JAKARTA, Anggota Komisi VII DPR RI, Novita Hardini, menyatakan penolakannya terhadap kebijakan pemerintah yang menaikkan Pajak Pertambahan Nilai (PPN) menjadi 12 persen pada sekolah berstandar internasional. Ia menilai kebijakan ini dapat menghambat akses masyarakat terhadap pendidikan berkualitas dan membawa dampak negatif jangka panjang.
Menurut Novita, sekolah internasional berperan penting dalam meningkatkan kualitas pendidikan nasional. “Sekolah internasional menjadi tolak ukur dan motivasi bagi sekolah nasional untuk meningkatkan kualitas pembelajaran, budaya, kurikulum, serta kompetensi tenaga pengajar,” ujar Novita dalam keterangannya, Selasa (17/12).
Novita menjelaskan bahwa kebijakan ini akan memperlebar kesenjangan akses pendidikan berkualitas di Indonesia.

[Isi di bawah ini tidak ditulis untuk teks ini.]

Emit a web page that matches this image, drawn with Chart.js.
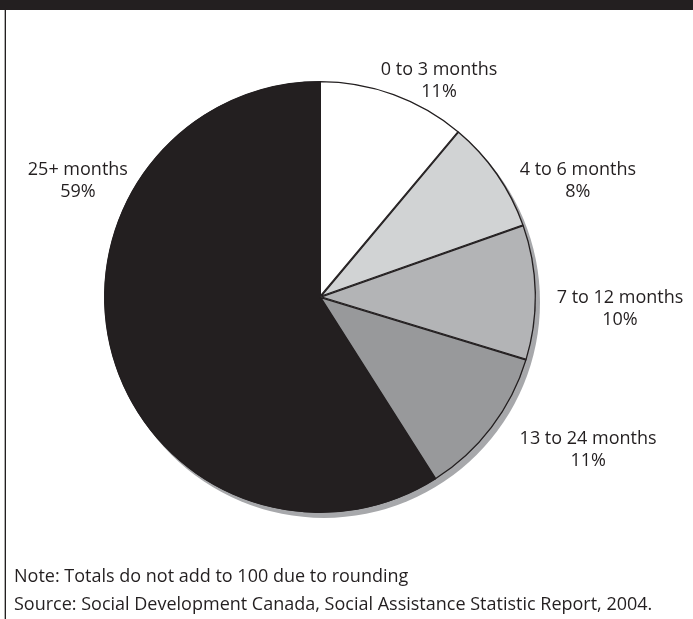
<!DOCTYPE html>
<html>
<head>
<meta charset="utf-8">
<script src="https://cdn.jsdelivr.net/npm/chart.js@4"></script>
<style>
  html, body { margin: 0; padding: 0; background: #fff; }
  body { width: 693px; height: 619px; position: relative; overflow: hidden; font-family: "Open Sans", sans-serif; color: #231f20; }
  #topbar { position: absolute; left: 0; top: 0; width: 693px; height: 10px; background: #231f20; }
  #edge { position: absolute; left: 4px; top: 10px; width: 1px; height: 609px; background: #b0b0b0; border-right: 1px solid #231f20; }
  #pie { position: absolute; left: 0; top: 0; }
  .note { position: absolute; left: 14px; font-size: 18px; line-height: 22px; white-space: nowrap; }
</style>
</head>
<body>
<div id="topbar"></div>
<div id="edge"></div>
<canvas id="pie" width="693" height="619"></canvas>
<div class="note" style="top:564px">Note: Totals do not add to 100 due to rounding</div>
<div class="note" style="top:592px">Source: Social Development Canada, Social Assistance Statistic Report, 2004.</div>
<script>
(function () {
  "use strict";

  var CATEGORIES = ["0 to 3 months", "4 to 6 months", "7 to 12 months", "13 to 24 months", "25+ months"];
  // slice sizes; the printed labels are rounded
  var SHARES = [11.1, 8.5, 10.1, 11.3, 59.0];
  var PRINTED_PCT = [11, 8, 10, 11, 59];
  var SLICE_COLORS = ["#ffffff", "#d1d3d4", "#b3b4b6", "#98999b", "#231f20"];

  // where each label sits: angle clockwise from top (deg), distance in pie radii
  var LABEL_ANGLE = [28.8, 65.7, 92.2, 119.7, 295.6];
  var LABEL_DIST = [1.144, 1.31, 1.39, 1.429, 1.243];

  var shadowPlugin = {
    id: "pieShadow",
    beforeDatasetsDraw: function (chart) {
      var arc = chart.getDatasetMeta(0).data[0];
      if (!arc) return;
      var ctx = chart.ctx;
      ctx.save();
      ctx.fillStyle = "#a7a8ab";
      ctx.beginPath();
      ctx.arc(arc.x + 4, arc.y + 5, arc.outerRadius, 0, Math.PI * 2);
      ctx.fill();
      ctx.restore();
    }
  };

  var labelPlugin = {
    id: "outerLabels",
    afterDatasetsDraw: function (chart) {
      var arc = chart.getDatasetMeta(0).data[0];
      if (!arc) return;
      var ctx = chart.ctx;
      ctx.save();
      ctx.font = '18px "Open Sans", sans-serif';
      ctx.fillStyle = "#231f20";
      ctx.textAlign = "center";
      ctx.textBaseline = "middle";
      for (var i = 0; i < CATEGORIES.length; i++) {
        var a = LABEL_ANGLE[i] * Math.PI / 180;
        var d = LABEL_DIST[i] * arc.outerRadius;
        var x = arc.x + Math.sin(a) * d;
        var y = arc.y - Math.cos(a) * d;
        ctx.fillText(CATEGORIES[i], x, y - 11);
        ctx.fillText(PRINTED_PCT[i] + "%", x, y + 11);
      }
      ctx.restore();
    }
  };

  new Chart(document.getElementById("pie"), {
    type: "pie",
    data: {
      labels: CATEGORIES,
      datasets: [{
        data: SHARES,
        backgroundColor: SLICE_COLORS,
        borderColor: "#231f20",
        borderWidth: 1,
        borderAlign: "inner"
      }]
    },
    options: {
      responsive: false,
      animation: false,
      layout: { padding: { left: 104, right: 157, top: 81, bottom: 106 } },
      plugins: { legend: { display: false }, tooltip: { enabled: false } }
    },
    plugins: [shadowPlugin, labelPlugin]
  });
})();
</script>
</body>
</html>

Ia menyoroti dua dampak utama yang akan terjadi, Pertama, Kenaikan Biaya Operasional, Sekolah internasional sangat bergantung pada sumber daya global, seperti teknologi, kurikulum internasional, dan infrastruktur. Dengan kenaikan PPN, biaya operasional akan meningkat, sehingga mempersulit akses masyarakat, terutama bagi orang tua yang sudah berjuang keras untuk menyekolahkan anaknya di sekolah tersebut.
“Tidak semua siswa di sekolah internasional berasal dari keluarga kaya. Banyak orang tua rela bekerja lebih keras demi pendidikan anak mereka,” jelas Novita.

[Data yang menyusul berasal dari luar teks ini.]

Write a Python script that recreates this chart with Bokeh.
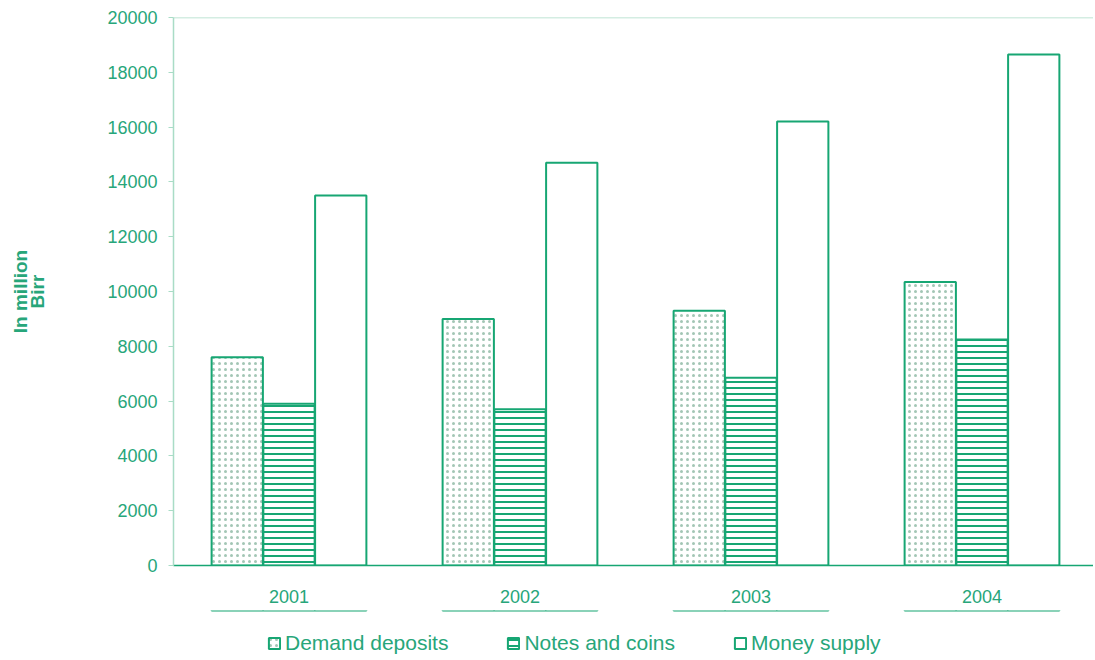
from bokeh.plotting import figure
from bokeh.layouts import column
from bokeh.models import (ColumnDataSource, Range1d, FixedTicker, Legend, LegendItem, Span)
from bokeh.embed import file_html
from bokeh.resources import INLINE

years = ["2001", "2002", "2003", "2004"]
demand_deposits = [7600, 9000, 9300, 10350]
notes_and_coins = [5900, 5700, 6850, 8250]
money_supply = [13500, 14700, 16200, 18650]
y_ticks = [0, 2000, 4000, 6000, 8000, 10000, 12000, 14000, 16000, 18000, 20000]
series_names = ["Demand deposits", "Notes and coins", "Money supply"]
Y_MAX = 20000

GREEN = "#17a673"
TEXT = "#27a67a"
LIGHT = "#a9dcc6"
FONT = "Liberation Sans"

FRAME_W = 920
CAT_PX = 231
LEFT = 173

pos = [i + 0.5 for i in range(len(years))]
W = 0.222
OFF = 0.224

STYLES = [
    dict(fill_color="white", line_color=GREEN, line_width=2, hatch_pattern="dot",
         hatch_color="#a3c6b5", hatch_scale=6, hatch_weight=1.1),
    dict(fill_color="white", line_color=GREEN, line_width=2, hatch_pattern="horizontal_line",
         hatch_color=GREEN, hatch_scale=6, hatch_weight=2),
    dict(fill_color="white", line_color=GREEN, line_width=2),
]

src = ColumnDataSource(dict(
    x_d=[p_ - OFF for p_ in pos], x_n=pos, x_m=[p_ + OFF for p_ in pos],
    d=demand_deposits, n=notes_and_coins, m=money_supply))
COLS = [("x_d", "d"), ("x_n", "n"), ("x_m", "m")]

p = figure(frame_width=FRAME_W, frame_height=548,
           output_backend="svg", toolbar_location=None,
           x_range=Range1d(0, FRAME_W / CAT_PX), y_range=Range1d(0, Y_MAX),
           min_border_left=LEFT, min_border_right=0, min_border_top=17, min_border_bottom=45)
p.background_fill_color = "white"
p.border_fill_color = "white"
p.outline_line_color = None
p.grid.grid_line_color = None

for (xc, yc), st in zip(COLS, STYLES):
    p.vbar(x=xc, top=yc, width=W, source=src, **st)

p.add_layout(Span(location=Y_MAX, dimension="width", line_color=LIGHT, line_width=1.5))

# y axis
ya = p.yaxis[0]
ya.ticker = FixedTicker(ticks=y_ticks)
ya.axis_line_color = LIGHT
ya.axis_line_width = 1.5
ya.major_tick_line_color = LIGHT
ya.major_tick_out = 5
ya.major_tick_in = 0
ya.minor_tick_line_color = None
ya.major_label_text_color = TEXT
ya.major_label_text_font = FONT
ya.major_label_text_font_size = "18px"
ya.major_label_standoff = 11
ya.axis_label = "In million\nBirr"
ya.axis_label_text_color = TEXT
ya.axis_label_text_font = FONT
ya.axis_label_text_font_size = "19px"
ya.axis_label_text_font_style = "bold"
ya.axis_label_text_line_height = 0.85
ya.axis_label_standoff = 56

# x axis
xa = p.xaxis[0]
xa.ticker = FixedTicker(ticks=pos)
xa.major_label_overrides = {p_: y for p_, y in zip(pos, years)}
xa.axis_line_color = GREEN
xa.axis_line_width = 1.5
xa.major_tick_line_color = None
xa.minor_tick_line_color = None
xa.major_label_text_color = TEXT
xa.major_label_text_font = FONT
xa.major_label_text_font_size = "18px"
xa.major_label_standoff = 18

# legend strip below the chart: same bars, drawn outside this strip's (negative) y range,
# so only their legend swatches show
pl = figure(frame_width=FRAME_W, frame_height=45, output_backend="svg", toolbar_location=None,
            x_range=Range1d(0, FRAME_W / CAT_PX), y_range=Range1d(-2, -1),
            x_axis_location=None, y_axis_location=None,
            min_border_left=LEFT, min_border_right=0, min_border_top=0, min_border_bottom=0)
pl.outline_line_color = None
pl.grid.grid_line_color = None
pl.background_fill_color = "white"
pl.border_fill_color = "white"
swatches = [pl.vbar(x=xc, top=yc, width=W, source=src, **st) for (xc, yc), st in zip(COLS, STYLES)]

legend = Legend(items=[LegendItem(label=n, renderers=[r]) for n, r in zip(series_names, swatches)],
                orientation="horizontal", location=(94, 0))
legend.border_line_color = None
legend.background_fill_alpha = 0
legend.label_text_color = TEXT
legend.label_text_font = FONT
legend.label_text_font_size = "21px"
legend.label_height = 20
legend.glyph_width = 14
legend.glyph_height = 14
legend.spacing = 58
legend.label_standoff = 4
legend.margin = 0
legend.padding = 4
pl.add_layout(legend, "center")

layout = column(p, pl, spacing=0)
open("out.html", "w").write(file_html(layout, INLINE))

Dan Kedua, Penurunan Minat Calon Siswa, biaya pendidikan yang melonjak drastis akan membuat sekolah internasional kehilangan calon siswa, yang pada gilirannya dapat merugikan reputasi sekolah dan investasi asing di sektor pendidikan.
“Sekolah bisa kehilangan siswa, dan investor akan menghadapi tantangan besar dalam menjaga keberlanjutan operasionalnya,” tambah Novita.

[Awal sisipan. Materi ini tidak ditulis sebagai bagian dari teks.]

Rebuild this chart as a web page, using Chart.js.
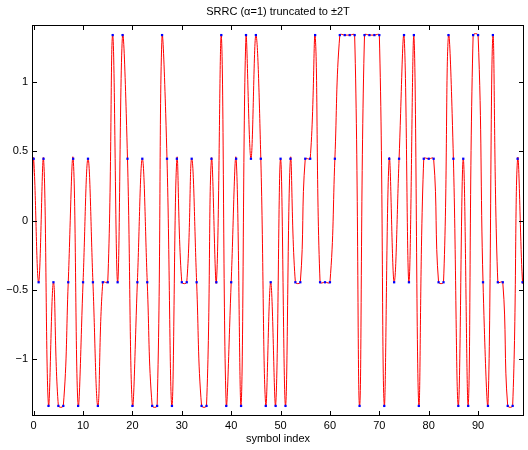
<!DOCTYPE html>
<html>
<head>
<meta charset="utf-8">
<title>SRRC truncated</title>
<script src="https://cdn.jsdelivr.net/npm/chart.js@4"></script>
<style>
    html, body { margin: 0; padding: 0; background: #fff; }
    #wrap { width: 528px; height: 450px; }
</style>
</head>
<body>
<div id="wrap"><canvas id="chart" width="528" height="450"></canvas></div>
<script>
// Symbol values (4-PAM levels)
const symbolValues = [
    0.447, -0.447, 0.447, -1.342, -0.447, -1.342, -1.342, -0.447, 0.447, -1.342,
    -0.447, 0.447, -0.447, -1.342, -0.447, -0.447, 1.342, -0.447, 1.342, 0.447,
    -1.342, -0.447, 0.447, -0.447, -1.342, -1.342, 1.342, 0.447, -1.342, 0.447,
    -0.447, -0.447, 0.447, -0.447, -1.342, -1.342, 0.447, -0.447, 1.342, -1.342,
    -0.447, 0.447, -1.342, 1.342, 0.447, 1.342, 0.447, -1.342, -0.447, -1.342,
    0.447, -1.342, 0.447, -0.447, -0.447, 0.447, 0.447, 1.342, -0.447, -0.447,
    -0.447, 0.447, 1.342, 1.342, 1.342, 1.342, -1.342, 1.342, 1.342, 1.342,
    1.342, -1.342, 0.447, -0.447, 0.447, 1.342, -0.447, 1.342, -1.342, 0.447,
    0.447, 0.447, -0.447, -0.447, 1.342, 0.447, -1.342, 0.447, -1.342, 1.342,
    1.342, -0.447, -1.342, 1.342, -0.447, -0.447, -1.342, -1.342, 0.447, -0.447
];

// Where the filtered curve meets the left and right edges of the plot
const curveEdgeX = [-0.34, 99.3];
const curveEdgeY = [0.22, -0.27];

// Axis ticks
const xTicks = [0, 10, 20, 30, 40, 50, 60, 70, 80, 90];
const yTicks = [-1, -0.5, 0, 0.5, 1];
const xRange = [-0.34, 99.3];
const yRange = [-1.415, 1.415];

const titleText = 'SRRC (\u03b1=1) truncated to \u00b12T';
const fontFamily = '"Liberation Sans", Arial, Helvetica, sans-serif';

// Build points from the arrays
const symbolPoints = symbolValues.map((v, k) => ({ x: k, y: v }));
const curvePoints = [{ x: curveEdgeX[0], y: curveEdgeY[0] }]
    .concat(symbolPoints)
    .concat([{ x: curveEdgeX[1], y: curveEdgeY[1] }]);

// Box around the plot, inward ticks on all four sides, title
const boxPlugin = {
    id: 'box',
    afterDraw(chart) {
        const ctx = chart.ctx;
        const a = chart.chartArea;
        const xs = chart.scales.x;
        const ys = chart.scales.y;
        const tick = 5;

        ctx.save();
        ctx.strokeStyle = '#000';
        ctx.lineWidth = 1;
        ctx.strokeRect(Math.round(a.left) + 0.5, Math.round(a.top) + 0.5,
            Math.round(a.right - a.left) - 1, Math.round(a.bottom - a.top) - 1);

        ctx.beginPath();
        xTicks.forEach(v => {
            const px = Math.round(xs.getPixelForValue(v)) + 0.5;
            ctx.moveTo(px, a.bottom);
            ctx.lineTo(px, a.bottom - tick);
            ctx.moveTo(px, a.top);
            ctx.lineTo(px, a.top + tick);
        });
        yTicks.forEach(v => {
            const py = Math.round(ys.getPixelForValue(v)) + 0.5;
            ctx.moveTo(a.left, py);
            ctx.lineTo(a.left + tick, py);
            ctx.moveTo(a.right, py);
            ctx.lineTo(a.right - tick, py);
        });
        ctx.stroke();

        // title centred over the plot area
        ctx.fillStyle = '#000';
        ctx.font = '11px ' + fontFamily;
        ctx.textAlign = 'center';
        ctx.textBaseline = 'middle';
        ctx.fillText(titleText, (a.left + a.right) / 2, 12);
        ctx.restore();
    }
};

function formatTick(v) {
    return String(v).replace('-', '\u2212');
}

Chart.defaults.font.family = fontFamily;
Chart.defaults.font.size = 11;
Chart.defaults.color = '#000';

new Chart(document.getElementById('chart'), {
    type: 'scatter',
    data: {
        datasets: [
            {
                label: 'symbols',
                data: symbolPoints,
                showLine: false,
                pointStyle: 'rect',
                pointRadius: 1.6,
                pointBorderWidth: 0,
                backgroundColor: '#0000ff',
                borderColor: '#0000ff',
                order: 1
            },
            {
                label: 'SRRC output',
                data: curvePoints,
                showLine: true,
                borderColor: '#ff0000',
                borderWidth: 1,
                pointRadius: 0,
                tension: 0.4,
                order: 2
            }
        ]
    },
    options: {
        responsive: false,
        animation: false,
        layout: { padding: { top: 25, right: 1, left: 0, bottom: 0 } },
        plugins: {
            legend: { display: false },
            tooltip: { enabled: false },
            title: { display: false }
        },
        scales: {
            x: {
                type: 'linear',
                min: xRange[0],
                max: xRange[1],
                grid: { display: false, drawTicks: false },
                border: { display: false },
                afterBuildTicks: scale => { scale.ticks = xTicks.map(v => ({ value: v })); },
                afterFit: scale => { scale.height = 34; },
                ticks: { padding: 3, maxRotation: 0, callback: v => formatTick(v) },
                title: { display: true, text: 'symbol index', padding: { top: 0, bottom: 4 } }
            },
            y: {
                type: 'linear',
                min: yRange[0],
                max: yRange[1],
                grid: { display: false, drawTicks: false },
                border: { display: false },
                afterBuildTicks: scale => { scale.ticks = yTicks.map(v => ({ value: v })); },
                afterFit: scale => { scale.width = 32; },
                ticks: { padding: 4, callback: v => formatTick(v) }
            }
        }
    },
    plugins: [boxPlugin]
});
</script>
</body>
</html>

Saat ini, terdapat 198 sekolah internasional di Indonesia, jumlah tertinggi di Asia Tenggara. Novita menekankan pentingnya keberadaan sekolah internasional untuk mendorong standar pendidikan nasional agar lebih kompetitif di tingkat global.
“Kita harus berpikir jangka panjang. Kebijakan ini seharusnya mendukung akses pendidikan yang lebih inklusif dan berkeadilan,” tegasnya.
Novita mendesak pemerintah untuk mempertimbangkan ulang kebijakan ini demi masa depan pendidikan anak bangsa yang lebih cerah. “Pertumbuhan sekolah internasional di Indonesia seharusnya menjadi pendorong kemajuan pendidikan nasional, bukan sebaliknya,” tutupnya.